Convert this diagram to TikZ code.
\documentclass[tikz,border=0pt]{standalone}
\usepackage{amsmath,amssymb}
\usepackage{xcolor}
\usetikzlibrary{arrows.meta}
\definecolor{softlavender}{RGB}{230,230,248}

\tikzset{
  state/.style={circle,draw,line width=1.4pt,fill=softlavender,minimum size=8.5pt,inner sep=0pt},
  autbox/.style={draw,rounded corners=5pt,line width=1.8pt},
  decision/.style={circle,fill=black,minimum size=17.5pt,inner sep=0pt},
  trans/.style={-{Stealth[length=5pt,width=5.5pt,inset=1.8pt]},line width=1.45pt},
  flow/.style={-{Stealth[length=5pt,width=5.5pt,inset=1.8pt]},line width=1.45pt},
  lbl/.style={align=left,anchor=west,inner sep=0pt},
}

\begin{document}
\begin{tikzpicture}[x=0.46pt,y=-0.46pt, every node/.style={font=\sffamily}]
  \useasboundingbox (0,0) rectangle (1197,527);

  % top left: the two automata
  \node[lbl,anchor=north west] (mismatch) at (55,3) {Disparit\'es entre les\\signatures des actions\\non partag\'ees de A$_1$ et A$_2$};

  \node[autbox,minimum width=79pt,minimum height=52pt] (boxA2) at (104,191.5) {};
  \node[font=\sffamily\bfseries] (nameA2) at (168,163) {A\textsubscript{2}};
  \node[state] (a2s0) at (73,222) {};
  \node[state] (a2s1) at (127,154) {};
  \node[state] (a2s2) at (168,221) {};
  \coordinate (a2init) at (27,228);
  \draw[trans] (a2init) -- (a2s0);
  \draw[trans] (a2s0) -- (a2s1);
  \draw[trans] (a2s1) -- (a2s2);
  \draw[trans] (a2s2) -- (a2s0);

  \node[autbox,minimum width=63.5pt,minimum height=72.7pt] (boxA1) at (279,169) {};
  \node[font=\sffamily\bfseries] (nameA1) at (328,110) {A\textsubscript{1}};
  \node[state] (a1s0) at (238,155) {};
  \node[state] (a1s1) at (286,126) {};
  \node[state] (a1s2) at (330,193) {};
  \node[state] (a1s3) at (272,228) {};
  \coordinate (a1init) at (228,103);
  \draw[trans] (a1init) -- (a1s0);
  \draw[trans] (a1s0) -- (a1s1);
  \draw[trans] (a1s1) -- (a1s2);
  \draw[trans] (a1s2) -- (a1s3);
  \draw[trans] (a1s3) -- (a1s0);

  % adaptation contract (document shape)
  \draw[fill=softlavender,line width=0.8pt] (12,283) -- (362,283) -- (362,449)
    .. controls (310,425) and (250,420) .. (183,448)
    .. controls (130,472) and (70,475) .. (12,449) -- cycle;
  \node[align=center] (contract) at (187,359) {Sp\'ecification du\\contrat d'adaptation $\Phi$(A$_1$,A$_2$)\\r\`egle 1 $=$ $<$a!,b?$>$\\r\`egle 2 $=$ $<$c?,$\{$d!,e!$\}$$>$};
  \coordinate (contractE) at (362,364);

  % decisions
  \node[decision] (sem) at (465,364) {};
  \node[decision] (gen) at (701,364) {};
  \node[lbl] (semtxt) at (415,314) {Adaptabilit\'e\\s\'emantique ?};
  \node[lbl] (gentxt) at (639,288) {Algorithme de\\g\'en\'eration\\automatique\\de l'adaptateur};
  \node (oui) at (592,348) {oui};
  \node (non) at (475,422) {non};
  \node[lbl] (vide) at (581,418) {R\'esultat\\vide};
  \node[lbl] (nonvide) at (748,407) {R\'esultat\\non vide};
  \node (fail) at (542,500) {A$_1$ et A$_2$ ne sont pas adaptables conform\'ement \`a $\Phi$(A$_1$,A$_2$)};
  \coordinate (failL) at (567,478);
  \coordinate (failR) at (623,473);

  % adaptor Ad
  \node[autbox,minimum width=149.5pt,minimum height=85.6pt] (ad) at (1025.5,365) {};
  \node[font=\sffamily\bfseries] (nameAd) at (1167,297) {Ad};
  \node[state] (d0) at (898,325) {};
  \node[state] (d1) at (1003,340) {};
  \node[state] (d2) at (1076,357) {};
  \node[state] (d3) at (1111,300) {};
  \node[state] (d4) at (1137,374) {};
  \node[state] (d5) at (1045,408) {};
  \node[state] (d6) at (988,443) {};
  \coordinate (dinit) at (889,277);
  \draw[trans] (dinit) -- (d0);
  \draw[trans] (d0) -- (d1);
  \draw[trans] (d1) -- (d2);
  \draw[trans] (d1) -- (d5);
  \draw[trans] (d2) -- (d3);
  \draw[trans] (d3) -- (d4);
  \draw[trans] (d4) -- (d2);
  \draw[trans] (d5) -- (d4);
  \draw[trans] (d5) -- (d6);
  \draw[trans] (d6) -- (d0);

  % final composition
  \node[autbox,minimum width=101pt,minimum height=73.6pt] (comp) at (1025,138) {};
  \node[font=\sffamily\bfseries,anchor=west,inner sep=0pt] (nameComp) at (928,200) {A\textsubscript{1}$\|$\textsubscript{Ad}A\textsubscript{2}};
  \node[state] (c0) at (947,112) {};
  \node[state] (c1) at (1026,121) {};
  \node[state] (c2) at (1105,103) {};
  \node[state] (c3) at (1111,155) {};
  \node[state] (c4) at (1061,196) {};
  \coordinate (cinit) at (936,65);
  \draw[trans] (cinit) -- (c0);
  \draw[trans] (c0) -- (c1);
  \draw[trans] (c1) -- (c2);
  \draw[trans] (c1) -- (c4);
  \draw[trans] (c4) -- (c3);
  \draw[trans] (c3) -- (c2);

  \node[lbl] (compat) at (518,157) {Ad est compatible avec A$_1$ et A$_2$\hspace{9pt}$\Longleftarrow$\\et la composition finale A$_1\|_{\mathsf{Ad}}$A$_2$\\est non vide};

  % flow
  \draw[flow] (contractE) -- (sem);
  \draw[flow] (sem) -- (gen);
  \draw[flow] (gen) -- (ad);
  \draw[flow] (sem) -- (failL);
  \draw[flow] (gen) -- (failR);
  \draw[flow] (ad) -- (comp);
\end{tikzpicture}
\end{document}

===

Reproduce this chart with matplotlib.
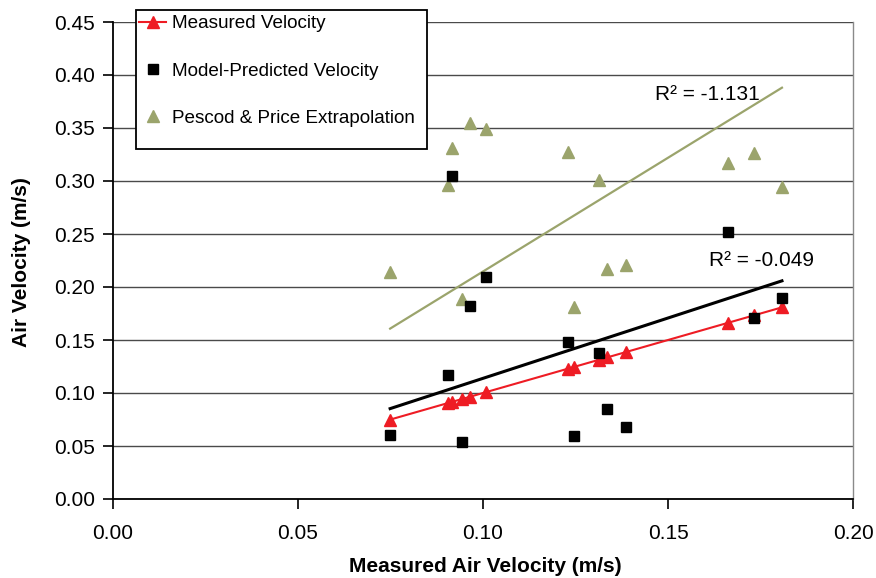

===

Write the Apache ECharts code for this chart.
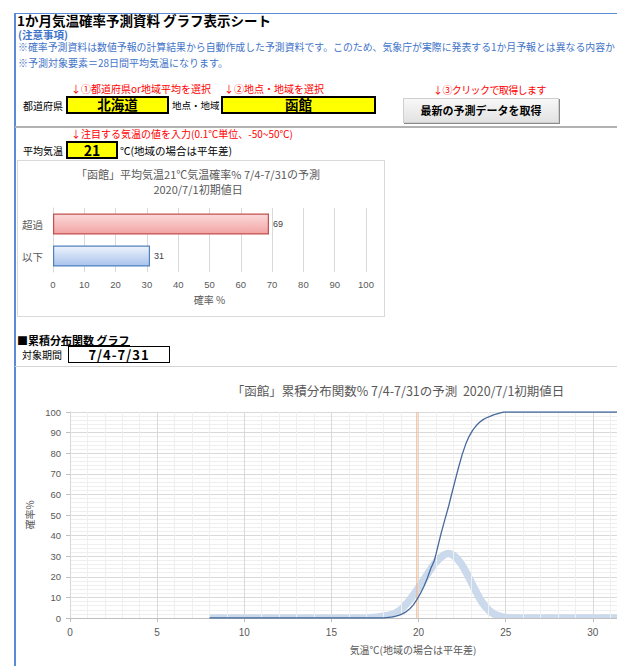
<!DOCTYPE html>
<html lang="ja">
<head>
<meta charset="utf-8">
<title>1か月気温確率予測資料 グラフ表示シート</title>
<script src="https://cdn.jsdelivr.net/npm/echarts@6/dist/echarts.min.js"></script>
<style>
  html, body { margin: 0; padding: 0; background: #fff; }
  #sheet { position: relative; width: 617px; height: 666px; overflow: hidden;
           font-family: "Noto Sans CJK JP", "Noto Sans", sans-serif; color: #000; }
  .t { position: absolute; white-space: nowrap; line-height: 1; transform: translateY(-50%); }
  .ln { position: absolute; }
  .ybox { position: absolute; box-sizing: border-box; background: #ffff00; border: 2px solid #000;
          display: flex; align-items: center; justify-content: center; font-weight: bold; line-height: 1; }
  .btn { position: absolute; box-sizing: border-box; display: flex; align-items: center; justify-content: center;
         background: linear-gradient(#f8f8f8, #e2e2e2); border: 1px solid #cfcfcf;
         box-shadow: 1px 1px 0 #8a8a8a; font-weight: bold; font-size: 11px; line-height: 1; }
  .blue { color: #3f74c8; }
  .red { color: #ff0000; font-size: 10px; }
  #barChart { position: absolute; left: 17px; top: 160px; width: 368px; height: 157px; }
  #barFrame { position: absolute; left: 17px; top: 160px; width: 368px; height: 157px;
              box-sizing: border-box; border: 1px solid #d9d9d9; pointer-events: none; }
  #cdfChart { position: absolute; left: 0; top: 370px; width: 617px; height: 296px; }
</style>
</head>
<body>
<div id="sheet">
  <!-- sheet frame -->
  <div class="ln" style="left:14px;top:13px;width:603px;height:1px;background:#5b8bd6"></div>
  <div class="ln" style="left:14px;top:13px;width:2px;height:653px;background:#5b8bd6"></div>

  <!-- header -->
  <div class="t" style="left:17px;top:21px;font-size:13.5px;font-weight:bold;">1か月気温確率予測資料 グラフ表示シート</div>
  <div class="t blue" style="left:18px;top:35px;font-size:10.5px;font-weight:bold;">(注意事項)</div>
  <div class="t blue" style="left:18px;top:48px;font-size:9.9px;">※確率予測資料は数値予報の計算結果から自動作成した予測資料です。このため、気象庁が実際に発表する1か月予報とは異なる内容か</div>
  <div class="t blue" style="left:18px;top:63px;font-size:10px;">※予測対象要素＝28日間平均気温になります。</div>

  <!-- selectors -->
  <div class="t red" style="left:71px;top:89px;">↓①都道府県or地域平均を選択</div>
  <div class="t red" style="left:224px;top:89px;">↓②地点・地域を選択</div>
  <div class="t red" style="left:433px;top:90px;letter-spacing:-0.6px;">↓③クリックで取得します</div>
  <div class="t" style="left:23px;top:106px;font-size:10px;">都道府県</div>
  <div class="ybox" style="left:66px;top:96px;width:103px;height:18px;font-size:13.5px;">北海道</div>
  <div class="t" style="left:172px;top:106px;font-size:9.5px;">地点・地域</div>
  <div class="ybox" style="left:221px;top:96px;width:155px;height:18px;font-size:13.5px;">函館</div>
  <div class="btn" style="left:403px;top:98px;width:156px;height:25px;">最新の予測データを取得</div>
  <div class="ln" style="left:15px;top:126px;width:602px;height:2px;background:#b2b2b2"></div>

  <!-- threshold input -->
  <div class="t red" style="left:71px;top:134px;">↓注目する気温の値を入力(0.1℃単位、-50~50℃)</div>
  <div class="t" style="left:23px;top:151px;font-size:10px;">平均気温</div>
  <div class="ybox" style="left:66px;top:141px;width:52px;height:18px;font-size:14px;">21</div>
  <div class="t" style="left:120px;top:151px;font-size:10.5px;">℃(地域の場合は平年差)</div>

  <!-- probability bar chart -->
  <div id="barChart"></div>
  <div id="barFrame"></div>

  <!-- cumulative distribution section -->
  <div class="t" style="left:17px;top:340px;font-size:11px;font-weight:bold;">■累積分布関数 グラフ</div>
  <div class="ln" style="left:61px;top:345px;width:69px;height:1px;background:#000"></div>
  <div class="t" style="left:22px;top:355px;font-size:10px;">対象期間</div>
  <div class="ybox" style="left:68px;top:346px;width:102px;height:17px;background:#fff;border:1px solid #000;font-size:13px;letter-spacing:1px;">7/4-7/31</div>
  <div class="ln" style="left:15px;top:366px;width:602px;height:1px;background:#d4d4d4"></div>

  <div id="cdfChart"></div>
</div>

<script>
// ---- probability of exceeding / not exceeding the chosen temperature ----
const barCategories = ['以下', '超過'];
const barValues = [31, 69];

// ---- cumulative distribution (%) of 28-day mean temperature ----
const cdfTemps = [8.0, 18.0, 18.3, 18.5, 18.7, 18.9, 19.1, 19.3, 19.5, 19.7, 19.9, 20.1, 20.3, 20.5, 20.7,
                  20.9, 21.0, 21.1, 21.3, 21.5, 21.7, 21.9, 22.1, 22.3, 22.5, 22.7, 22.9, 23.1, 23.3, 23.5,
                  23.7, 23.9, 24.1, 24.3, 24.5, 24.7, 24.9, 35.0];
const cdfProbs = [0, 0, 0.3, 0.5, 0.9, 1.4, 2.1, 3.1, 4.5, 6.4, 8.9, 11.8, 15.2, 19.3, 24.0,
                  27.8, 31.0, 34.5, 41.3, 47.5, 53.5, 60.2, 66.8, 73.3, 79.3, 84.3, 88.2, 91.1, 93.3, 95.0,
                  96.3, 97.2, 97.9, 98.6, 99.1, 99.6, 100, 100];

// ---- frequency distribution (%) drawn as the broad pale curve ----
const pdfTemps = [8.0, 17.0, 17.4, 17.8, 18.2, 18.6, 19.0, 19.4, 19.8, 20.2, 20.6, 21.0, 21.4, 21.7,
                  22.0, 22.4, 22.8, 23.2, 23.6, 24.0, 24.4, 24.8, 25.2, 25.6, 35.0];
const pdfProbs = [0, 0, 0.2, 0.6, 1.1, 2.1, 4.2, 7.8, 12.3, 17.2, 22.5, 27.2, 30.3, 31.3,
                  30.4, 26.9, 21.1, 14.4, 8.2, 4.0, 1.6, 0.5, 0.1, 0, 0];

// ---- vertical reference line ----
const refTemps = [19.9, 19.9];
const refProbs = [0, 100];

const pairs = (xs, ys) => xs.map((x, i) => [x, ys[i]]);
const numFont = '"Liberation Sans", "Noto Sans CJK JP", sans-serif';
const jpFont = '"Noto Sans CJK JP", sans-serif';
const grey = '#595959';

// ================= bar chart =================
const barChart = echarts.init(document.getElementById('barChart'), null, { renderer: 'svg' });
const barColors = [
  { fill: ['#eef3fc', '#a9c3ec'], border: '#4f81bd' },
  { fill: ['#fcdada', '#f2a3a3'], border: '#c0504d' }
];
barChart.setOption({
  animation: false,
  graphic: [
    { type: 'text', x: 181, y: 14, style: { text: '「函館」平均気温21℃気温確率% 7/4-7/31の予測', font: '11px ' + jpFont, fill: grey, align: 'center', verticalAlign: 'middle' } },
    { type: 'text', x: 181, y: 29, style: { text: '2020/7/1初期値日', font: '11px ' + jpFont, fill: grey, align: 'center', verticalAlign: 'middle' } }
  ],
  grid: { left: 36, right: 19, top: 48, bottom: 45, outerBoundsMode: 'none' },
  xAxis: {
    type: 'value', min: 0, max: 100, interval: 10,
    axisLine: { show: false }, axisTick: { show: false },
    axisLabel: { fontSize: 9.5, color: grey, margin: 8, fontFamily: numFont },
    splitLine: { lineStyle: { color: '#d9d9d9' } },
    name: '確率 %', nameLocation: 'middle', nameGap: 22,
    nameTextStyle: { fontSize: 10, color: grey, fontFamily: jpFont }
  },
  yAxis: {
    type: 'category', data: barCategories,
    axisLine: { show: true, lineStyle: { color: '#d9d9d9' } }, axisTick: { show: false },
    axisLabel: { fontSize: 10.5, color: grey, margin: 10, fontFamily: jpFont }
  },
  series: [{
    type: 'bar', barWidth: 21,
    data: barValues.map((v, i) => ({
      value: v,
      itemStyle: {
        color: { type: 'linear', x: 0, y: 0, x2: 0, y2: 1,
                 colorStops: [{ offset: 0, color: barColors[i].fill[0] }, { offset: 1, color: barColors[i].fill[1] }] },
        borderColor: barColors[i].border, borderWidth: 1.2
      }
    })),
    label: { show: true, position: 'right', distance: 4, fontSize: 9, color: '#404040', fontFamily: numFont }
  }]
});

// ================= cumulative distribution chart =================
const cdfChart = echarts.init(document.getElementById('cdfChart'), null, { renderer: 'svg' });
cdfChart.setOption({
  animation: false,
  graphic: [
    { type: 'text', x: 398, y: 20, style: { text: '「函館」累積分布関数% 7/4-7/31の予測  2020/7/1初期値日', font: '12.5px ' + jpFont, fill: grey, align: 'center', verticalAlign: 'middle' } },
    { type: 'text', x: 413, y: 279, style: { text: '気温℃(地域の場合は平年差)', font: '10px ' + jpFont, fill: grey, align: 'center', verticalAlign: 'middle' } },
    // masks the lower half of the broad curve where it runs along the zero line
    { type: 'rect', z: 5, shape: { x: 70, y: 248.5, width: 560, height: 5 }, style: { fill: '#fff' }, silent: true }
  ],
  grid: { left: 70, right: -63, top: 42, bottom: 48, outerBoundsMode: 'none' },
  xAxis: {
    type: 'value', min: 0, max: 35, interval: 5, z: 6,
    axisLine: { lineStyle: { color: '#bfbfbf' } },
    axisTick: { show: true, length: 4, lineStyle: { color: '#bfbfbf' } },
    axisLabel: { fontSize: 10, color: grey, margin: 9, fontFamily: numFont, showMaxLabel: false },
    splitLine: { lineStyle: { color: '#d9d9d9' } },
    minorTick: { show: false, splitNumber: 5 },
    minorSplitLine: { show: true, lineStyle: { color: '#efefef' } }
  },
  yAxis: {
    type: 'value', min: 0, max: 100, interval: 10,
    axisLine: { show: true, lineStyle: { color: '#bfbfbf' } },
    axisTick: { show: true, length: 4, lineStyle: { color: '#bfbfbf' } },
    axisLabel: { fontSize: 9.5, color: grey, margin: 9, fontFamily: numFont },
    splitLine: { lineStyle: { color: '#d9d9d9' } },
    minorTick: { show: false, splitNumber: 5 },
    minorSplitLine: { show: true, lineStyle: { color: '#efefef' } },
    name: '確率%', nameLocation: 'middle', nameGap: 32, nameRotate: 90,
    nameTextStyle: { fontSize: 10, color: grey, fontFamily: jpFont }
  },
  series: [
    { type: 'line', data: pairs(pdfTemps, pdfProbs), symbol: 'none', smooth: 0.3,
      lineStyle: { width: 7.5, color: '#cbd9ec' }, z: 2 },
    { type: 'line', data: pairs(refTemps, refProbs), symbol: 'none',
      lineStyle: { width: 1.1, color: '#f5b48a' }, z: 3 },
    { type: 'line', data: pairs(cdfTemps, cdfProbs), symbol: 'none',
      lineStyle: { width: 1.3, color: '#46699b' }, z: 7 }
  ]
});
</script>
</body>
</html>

===

From the records above, quote only the lines running from the line with "Convert this diagram to TikZ code." to the line with "(a1s3) -- (a1s0);", both lines included.

Convert this diagram to TikZ code.
\documentclass[tikz,border=0pt]{standalone}
\usepackage{amsmath,amssymb}
\usepackage{xcolor}
\usetikzlibrary{arrows.meta}
\definecolor{softlavender}{RGB}{230,230,248}

\tikzset{
  state/.style={circle,draw,line width=1.4pt,fill=softlavender,minimum size=8.5pt,inner sep=0pt},
  autbox/.style={draw,rounded corners=5pt,line width=1.8pt},
  decision/.style={circle,fill=black,minimum size=17.5pt,inner sep=0pt},
  trans/.style={-{Stealth[length=5pt,width=5.5pt,inset=1.8pt]},line width=1.45pt},
  flow/.style={-{Stealth[length=5pt,width=5.5pt,inset=1.8pt]},line width=1.45pt},
  lbl/.style={align=left,anchor=west,inner sep=0pt},
}

\begin{document}
\begin{tikzpicture}[x=0.46pt,y=-0.46pt, every node/.style={font=\sffamily}]
  \useasboundingbox (0,0) rectangle (1197,527);

  % top left: the two automata
  \node[lbl,anchor=north west] (mismatch) at (55,3) {Disparit\'es entre les\\signatures des actions\\non partag\'ees de A$_1$ et A$_2$};

  \node[autbox,minimum width=79pt,minimum height=52pt] (boxA2) at (104,191.5) {};
  \node[font=\sffamily\bfseries] (nameA2) at (168,163) {A\textsubscript{2}};
  \node[state] (a2s0) at (73,222) {};
  \node[state] (a2s1) at (127,154) {};
  \node[state] (a2s2) at (168,221) {};
  \coordinate (a2init) at (27,228);
  \draw[trans] (a2init) -- (a2s0);
  \draw[trans] (a2s0) -- (a2s1);
  \draw[trans] (a2s1) -- (a2s2);
  \draw[trans] (a2s2) -- (a2s0);

  \node[autbox,minimum width=63.5pt,minimum height=72.7pt] (boxA1) at (279,169) {};
  \node[font=\sffamily\bfseries] (nameA1) at (328,110) {A\textsubscript{1}};
  \node[state] (a1s0) at (238,155) {};
  \node[state] (a1s1) at (286,126) {};
  \node[state] (a1s2) at (330,193) {};
  \node[state] (a1s3) at (272,228) {};
  \coordinate (a1init) at (228,103);
  \draw[trans] (a1init) -- (a1s0);
  \draw[trans] (a1s0) -- (a1s1);
  \draw[trans] (a1s1) -- (a1s2);
  \draw[trans] (a1s2) -- (a1s3);
  \draw[trans] (a1s3) -- (a1s0);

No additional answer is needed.